Information Extraction for long, semi-unique documents

Hello good people,

First of all, thank you for creating this fantastic tool!

I am stuck with a particular task of information extraction and hoped I can have some of your precious input.

I have a few hundred, long (5-30 pages) pdf, doc and docx project documents from which I seek to extract specific information and store them in a structured database.

NER usually seems like a good solution for this, however, the documents all have very unique structures which can also change from document to document. For instance, a lot of relevant information is stored in tables as numbers, single keywords or longer text, whereas the column names are needed to make sense of them.

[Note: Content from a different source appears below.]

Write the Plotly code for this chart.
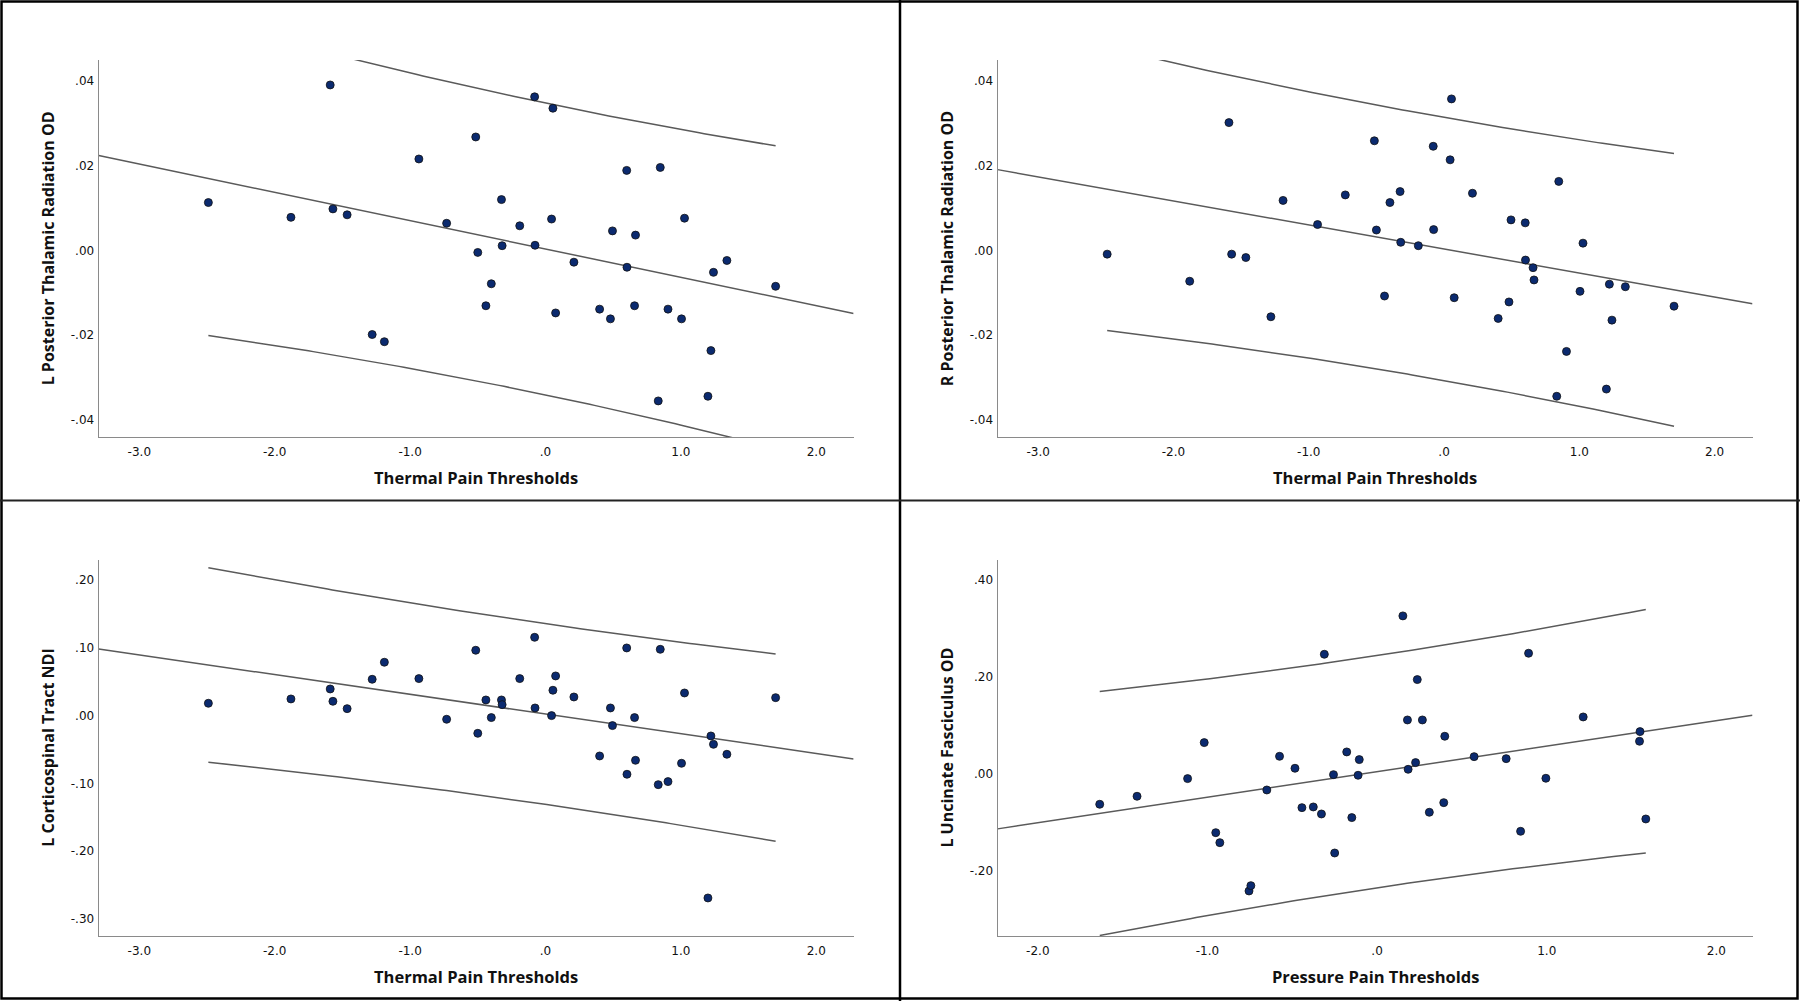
import numpy as np
import plotly.graph_objects as go

# thermal pain thresholds (shared by the first three panels)
thermal = [-2.49, -1.88, -1.59, -1.57, -1.465, -1.28, -1.19, -0.935, -0.73, -0.515,
           -0.50, -0.44, -0.40, -0.325, -0.32, -0.19, -0.08, -0.077, 0.045, 0.055,
           0.075, 0.21, 0.40, 0.48, 0.495, 0.60, 0.602, 0.658, 0.665, 0.833,
           0.848, 0.905, 1.005, 1.027, 1.20, 1.222, 1.241, 1.34, 1.70]

l_ptr_od = [0.0113, 0.0078, 0.0391, 0.0098, 0.0084, -0.0199, -0.0216, 0.0216, 0.0064, 0.0268,
            -0.0005, -0.0131, -0.0079, 0.0120, 0.0011, 0.0058, 0.0363, 0.0012, 0.0074, 0.0336,
            -0.0148, -0.0028, -0.0139, -0.0162, 0.0046, 0.0189, -0.0040, -0.0131, 0.0036, -0.0356,
            0.0196, -0.0139, -0.0162, 0.0076, -0.0345, -0.0237, -0.0052, -0.0024, -0.0085]

r_ptr_od = [-0.0009, -0.0073, 0.0302, -0.0009, -0.0017, -0.0157, 0.0118, 0.0061, 0.0131, 0.0259,
            0.0048, -0.0108, 0.0113, 0.0139, 0.0019, 0.0011, 0.0246, 0.0049, 0.0214, 0.0358,
            -0.0112, 0.0135, -0.0161, -0.0122, 0.0072, 0.0065, -0.0023, -0.0041, -0.0070, -0.0345,
            0.0163, -0.0239, -0.0097, 0.0017, -0.0328, -0.0080, -0.0165, -0.0086, -0.0132]

l_cst_ndi = [0.0182, 0.0246, 0.0393, 0.0211, 0.0103, 0.0536, 0.0787, 0.0546, -0.0054, 0.0964,
             -0.0261, 0.0231, -0.0029, 0.0231, 0.0162, 0.0546, 0.1155, 0.0113, 0.0000, 0.0374,
             0.0585, 0.0275, -0.0595, 0.0113, -0.0147, 0.0998, -0.0865, -0.0029, -0.0659, -0.1018,
             0.0978, -0.0973, -0.0703, 0.0334, -0.2689, -0.0300, -0.0423, -0.0570, 0.0265]

pressure = [-1.635, -1.415, -1.117, -1.019, -0.951, -0.927, -0.755, -0.744, -0.650, -0.575,
            -0.484, -0.443, -0.376, -0.328, -0.311, -0.257, -0.250, -0.179, -0.149, -0.112,
            -0.105, 0.152, 0.179, 0.183, 0.227, 0.237, 0.267, 0.308, 0.393, 0.399,
            0.572, 0.761, 0.846, 0.893, 0.995, 1.215, 1.547, 1.550, 1.584]

l_uf_od = [-0.0625, -0.0460, -0.0096, 0.0646, -0.1210, -0.1416, -0.2412, -0.2302, -0.0330, 0.0364,
           0.0117, -0.0694, -0.0680, -0.0825, 0.2467, -0.0014, -0.1629, 0.0454, -0.0900, -0.0027,
           0.0296, 0.3258, 0.1113, 0.0096, 0.0234, 0.1945, 0.1113, -0.0790, -0.0591, 0.0777,
           0.0357, 0.0316, -0.1182, 0.2488, -0.0089, 0.1175, 0.0674, 0.0873, -0.0928]

thermal_ticks = [-3, -2, -1, 0, 1, 2]
thermal_ticktext = ["-3.0", "-2.0", "-1.0", ".0", "1.0", "2.0"]
pressure_ticks = [-2, -1, 0, 1, 2]
pressure_ticktext = ["-2.0", "-1.0", ".0", "1.0", "2.0"]
od_ticks = [-0.04, -0.02, 0, 0.02, 0.04]
od_ticktext = ["-.04", "-.02", ".00", ".02", ".04"]
ndi_ticks = [-0.3, -0.2, -0.1, 0, 0.1, 0.2]
ndi_ticktext = ["-.30", "-.20", "-.10", ".00", ".10", ".20"]
uf_ticks = [-0.2, 0, 0.2, 0.4]
uf_ticktext = ["-.20", ".00", ".20", ".40"]

T_975 = 2.026  # t(0.975, df=37)

W, H = 1800, 1001
LINE = "#5a5a5a"
DOT = "#0b2a6f"

# (x, y, xtitle, ytitle, xrange, yrange, xticks, yticks, px-box [left, right, top, bottom])
panels = [
    (thermal, l_ptr_od, "Thermal Pain Thresholds", "L Posterior Thalamic Radiation OD",
     [-3.30, 2.276], [-0.0442, 0.045], (thermal_ticks, thermal_ticktext), (od_ticks, od_ticktext),
     (98.7, 853.6, 60, 437.3)),
    (thermal, r_ptr_od, "Thermal Pain Thresholds", "R Posterior Thalamic Radiation OD",
     [-3.30, 2.28], [-0.0442, 0.045], (thermal_ticks, thermal_ticktext), (od_ticks, od_ticktext),
     (997.6, 1752.5, 60, 437.3)),
    (thermal, l_cst_ndi, "Thermal Pain Thresholds", "L Corticospinal Tract NDI",
     [-3.30, 2.276], [-0.325, 0.2295], (thermal_ticks, thermal_ticktext), (ndi_ticks, ndi_ticktext),
     (98.7, 853.6, 560, 936)),
    (pressure, l_uf_od, "Pressure Pain Thresholds", "L Uncinate Fasciculus OD",
     [-2.237, 2.213], [-0.334, 0.441], (pressure_ticks, pressure_ticktext), (uf_ticks, uf_ticktext),
     (997.6, 1752.5, 560, 936)),
]

fig = go.Figure()
annotations = []
for i, (xs, ys, xt, yt, xr, yr, xtk, ytk, box) in enumerate(panels, start=1):
    x = np.array(xs)
    y = np.array(ys)
    n = len(x)
    b, a = np.polyfit(x, y, 1)
    resid = y - (a + b * x)
    s = np.sqrt((resid ** 2).sum() / (n - 2))
    sxx = ((x - x.mean()) ** 2).sum()

    suffix = "" if i == 1 else str(i)
    xa, ya = "x" + suffix, "y" + suffix

    # fit line over the full axis, prediction band over the data range
    xf = np.linspace(xr[0], xr[1], 50)
    fig.add_trace(go.Scatter(x=xf, y=a + b * xf, mode="lines", xaxis=xa, yaxis=ya,
                             line=dict(color=LINE, width=1.5), hoverinfo="skip"))
    xp = np.linspace(x.min(), x.max(), 120)
    half = T_975 * s * np.sqrt(1 + 1 / n + (xp - x.mean()) ** 2 / sxx)
    for sign in (1, -1):
        fig.add_trace(go.Scatter(x=xp, y=a + b * xp + sign * half, mode="lines", xaxis=xa, yaxis=ya,
                                 line=dict(color=LINE, width=1.5), hoverinfo="skip"))
    fig.add_trace(go.Scatter(x=x, y=y, mode="markers", xaxis=xa, yaxis=ya,
                             marker=dict(size=8, color=DOT, line=dict(color="#111111", width=0.8))))

    left, right, top, bottom = box
    axis_common = dict(showgrid=False, zeroline=False, showline=True, linecolor="#8a8a8a",
                       linewidth=1.2, ticks="", mirror=False,
                       tickfont=dict(family="DejaVu Sans", size=12, color="#111111"))
    fig.update_layout(**{
        "xaxis" + suffix: dict(domain=[left / W, right / W], range=xr, anchor=ya,
                               tickvals=xtk[0], ticktext=xtk[1], ticklabelstandoff=3, **axis_common),
        "yaxis" + suffix: dict(domain=[1 - bottom / H, 1 - top / H], range=yr, anchor=xa,
                               tickvals=ytk[0], ticktext=ytk[1], ticklabelstandoff=1, **axis_common),
    })
    annotations.append(dict(text=xt, xref="paper", yref="paper", x=(left + right) / 2 / W,
                            y=1 - (bottom + 40) / H, showarrow=False, xanchor="center", yanchor="middle",
                            font=dict(family="Open Sans", size=16.5, color="#111111", weight="bold")))
    annotations.append(dict(text=yt, xref="paper", yref="paper", x=(left - 51) / W,
                            y=1 - (top + bottom) / 2 / H, showarrow=False, textangle=-90,
                            xanchor="center", yanchor="middle",
                            font=dict(family="Open Sans", size=16, color="#111111", weight="bold")))

# panel frames
shapes = [
    dict(type="rect", xref="paper", yref="paper", x0=1.5 / W, x1=1797.5 / W, y0=1 - 998.5 / H,
         y1=1 - 1.5 / H, line=dict(color="#000000", width=2.5)),
    dict(type="line", xref="paper", yref="paper", x0=900 / W, x1=900 / W, y0=0, y1=1,
         line=dict(color="#000000", width=2.5)),
    dict(type="line", xref="paper", yref="paper", x0=0, x1=1, y0=1 - 500.5 / H, y1=1 - 500.5 / H,
         line=dict(color="#222222", width=2)),
]

fig.update_layout(width=W, height=H, margin=dict(l=0, r=0, t=0, b=0),
                  paper_bgcolor="white", plot_bgcolor="white", showlegend=False,
                  annotations=annotations, shapes=shapes)

# drop the browser's default body margin so the figure sits at the page origin
fig.write_html("out.html", config={"displayModeBar": False},
               post_script="document.body.style.margin='0';")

As far as I understand, spaCys NER uses the surrounding words to identify entities, hence loading in the whole documents as raw text and manually tagging column keywords and phrases will probably not serve as good data.

It seems I have to do some sort of pre-processing, but I am unsure how I can automate pre-processing of different document types and structures to make it useful for Prodigy.

An example of the document structure is as follows:


Table (0.5 page)

Table (1 page)

Text (0.5 page)

Table (1 page)

Text (3 page) .... and so on.

As a last resort, I thought about just extracting the whole raw text from the documents (only removing linebreaks in python), and manually tag the information I want with ner.manual. However, I am not sure if I can “abuse” ner.manual to annotate whole paragraphs just for information extraction, especially while also using it to annotate real entities.

Also, is there a way to link the extracted information/entities back to the sentence/paragraph they are extracted from. I am asking, because often we will extract the same entity a few hundred times (for instance an organisation like “World Bank” and to make use of this information when query back, I need the surrounding context).

Many questions. My apologies. I hope you can shed some light on these issues.



Thanks for the kind words, I hope we can help you complete your project :). I've answered some of your questions in your other thread; I think it'll probably be easier to keep discussion there, to keep it in one place.

Table extraction is a common problem, and it's one that no current NLP tooling that I'm aware of handles very well. You might have to get a bit creative. I will say though, that you shouldn't need to use the NER tooling for whole paragraphs: it should be both quicker and easier to just make that a textcat task.

As I mentioned in the other thread, it will be essential to divide up the documents into tasks, while maintaining a mapping back to the original document and paragraph IDs, so you can match things up later.